TUCSON, Ariz. (KGUN) — As nine-year-old fourth grade student at Renaissance Academy Paisley Midkiff walked into her classroom, she caught the usual whiff of smoke, a combination of cigarette and marijuana smoke.
“It smells like a cigarette,” she commented, hugging her comfort cow, a stuffed animal she keeps with her.
The smell isn’t something that bothers her anymore, but it’s something that she said is stronger towards the beginning of the day.
You would think someone was smoking in the classroom because the smell is so strong, but that’s not the case.
Renaissance Academy on 22nd and Colombus shares a wall with a smoke shop next door.
“Since our door is right next to the smoke shop door, sometimes they’ll come in and mistaken it,” she said about the casual person wandering into the school’s lobby.
The school’s lobby is equipped with a door that can only open when someone from the other side opens it. Guests will have to ring a doorbell for that to happen.
Her mom Kim Midkiff teaches special ed students at the school, leading KGUN9 reporter Andrew Christiansen into her daughter’s classroom.
“All right so this is the classroom. Oh ya you can definitely smell it. For sure,” Christiansen commented.
It’s a smell that Midkiff said can make it harder to teach her students.
“They use it as a reason why they can’t focus on their work….and I don’t blame them,” she said.
Walking outside, she showed Christiansen the signs on the school’s outdoor wall that say people shouldn’t be smoking, loitering or using drugs.
Except she said people who hang around the smoke shop often do use drugs and smoke right outside the school almost every day, having to chase them away while getting yelled at.
Right in front of the school, she showed Christiansen tin foil on the ground. She said people who patron the smoke shop use the foil to smoke harder drugs like crack cocaine.
She said they often hang outside, just laying on the sidewalk.
She said last winter when the smoke shop moved next door from across the same center, crimes went up.
The City of Tucson is considering new laws that would not allow smoke shops to be within one thousand feet of schools and other smoke shops, and within 500 feet of parks. They said they are considering holding a public meeting on October 17 so the City Council and Mayor Regina Romero can hear Tucsonans’ concerns.
However, the City of Tucson says right now smoke shops don’t have to be a certain distance from schools, saying there are 54 smoke shops in the city within 1000 feet of schools
They cited the Smoke Free Arizona Act, which doesn’t let people smoke within 20 feet of any entrance.

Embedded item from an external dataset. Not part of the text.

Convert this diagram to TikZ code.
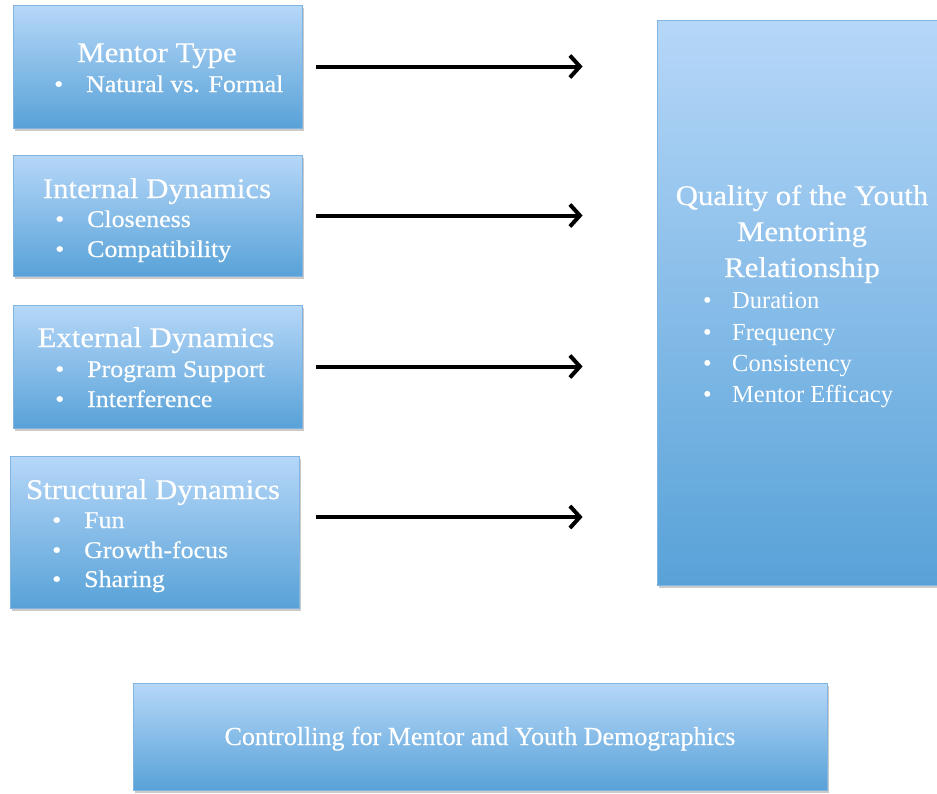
\documentclass[tikz,border=0pt]{standalone}
\usepackage{fontspec}
\setmainfont{Liberation Serif}
\newfontfamily\cam{Liberation Serif}[FakeStretch=1.08,FakeBold=0.4]
\newfontfamily\camn{Liberation Serif}[FakeStretch=1.0,FakeBold=0.4]
\usetikzlibrary{arrows.meta,shadows}
\definecolor{boxtop}{RGB}{182,215,248}
\definecolor{boxbot}{RGB}{88,162,216}
\definecolor{boxline}{RGB}{130,180,225}
\newcommand\bulA{\makebox[32pt][l]{\textbullet}}
\newcommand\bulB{\makebox[29pt][l]{\textbullet}}
\tikzset{
  bluebox/.style={draw=boxline, line width=0.8pt, top color=boxtop, bottom color=boxbot,
    rectangle, inner sep=0pt,
    drop shadow={shadow xshift=2pt, shadow yshift=-3pt, opacity=0.35, fill=black!60}},
  ttl/.style={text=white, inner sep=0pt, anchor=base, font=\cam\fontsize{28.5}{30}\selectfont},
  itm/.style={text=white, inner sep=0pt, anchor=base west, font=\cam\fontsize{24}{26}\selectfont},
  qitm/.style={text=white, inner sep=0pt, anchor=base west, font=\fontsize{24.5}{26}\selectfont},
  arr/.style={line width=4pt, -{Straight Barb[length=10pt,width=22pt,line width=4pt]}}
}
\begin{document}
\begin{tikzpicture}[x=1pt,y=-1pt]
\useasboundingbox (0,0) rectangle (937,793);
% boxes
\node[bluebox, minimum width=289pt, minimum height=123pt] (m1) at (157.5,66.5) {};
\node[bluebox, minimum width=289pt, minimum height=121pt] (m2) at (157.5,215.5) {};
\node[bluebox, minimum width=289pt, minimum height=123pt] (m3) at (157.5,366.5) {};
\node[bluebox, minimum width=289pt, minimum height=152pt] (m4) at (154.5,532) {};
\node[bluebox, minimum width=300pt, minimum height=565pt] (q) at (807,302.5) {};
\node[bluebox, minimum width=694pt, minimum height=107pt] (c) at (480,736.5) {};
% box 1
\node[ttl] (t1) at (157,62) {Mentor Type};
\node[itm] (i11) at (54,92) {\bulA Natural vs. Formal};
% box 2
\node[ttl] (t2) at (157,198) {Internal Dynamics};
\node[itm] (i21) at (55,227) {\bulA Closeness};
\node[itm] (i22) at (55,257) {\bulA Compatibility};
% box 3
\node[ttl] (t3) at (156,347) {External Dynamics};
\node[itm] (i31) at (55,377) {\bulA Program Support};
\node[itm] (i32) at (55,407) {\bulA Interference};
% box 4
\node[ttl] (t4) at (153,499) {Structural Dynamics};
\node[itm] (i41) at (52,528) {\bulA Fun};
\node[itm] (i42) at (52,558) {\bulA Growth-focus};
\node[itm] (i43) at (52,587) {\bulA Sharing};
% right box
\node[ttl] (q1) at (802,205) {Quality of the Youth};
\node[ttl] (q2) at (802,241) {Mentoring};
\node[ttl] (q3) at (802,277) {Relationship};
\node[qitm] (qa) at (703,308) {\bulB Duration};
\node[qitm] (qb) at (703,340) {\bulB Frequency};
\node[qitm] (qc) at (703,371) {\bulB Consistency};
\node[qitm] (qd) at (703,402) {\bulB Mentor Efficacy};
% bottom box
\node[text=white, inner sep=0pt, anchor=base, font=\camn\fontsize{26}{28}\selectfont] (ct) at (480,745) {Controlling for Mentor and Youth Demographics};
% arrows
\coordinate (a4) at (299,517);
\draw[arr, shorten <=14pt, shorten >=74pt] (m1.east) -- (m1.east -| q.west);
\draw[arr, shorten <=14pt, shorten >=74pt] (m2.east) -- (m2.east -| q.west);
\draw[arr, shorten <=14pt, shorten >=74pt] (m3.east) -- (m3.east -| q.west);
\draw[arr, shorten <=17pt, shorten >=74pt] (a4) -- (a4 -| q.west);
\end{tikzpicture}
\end{document}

However, Christiansen did see and smell people smoking marijuana right outside the school. He went up to the smoke shop, but the owner who he saw in the parking lot told him he was not even allowed to even open the door of the shop to go in.
The headmistress of the school said they’re locked into a lease for four more years but would consider moving after.
Parents and students like Kim and Paisley Midkiff said they’re just hoping the City doesn’t allow smoke shops to be next to schools at all.
“It’s easier for us to function without a smoke shop right next door,” Paisley Midkiff said.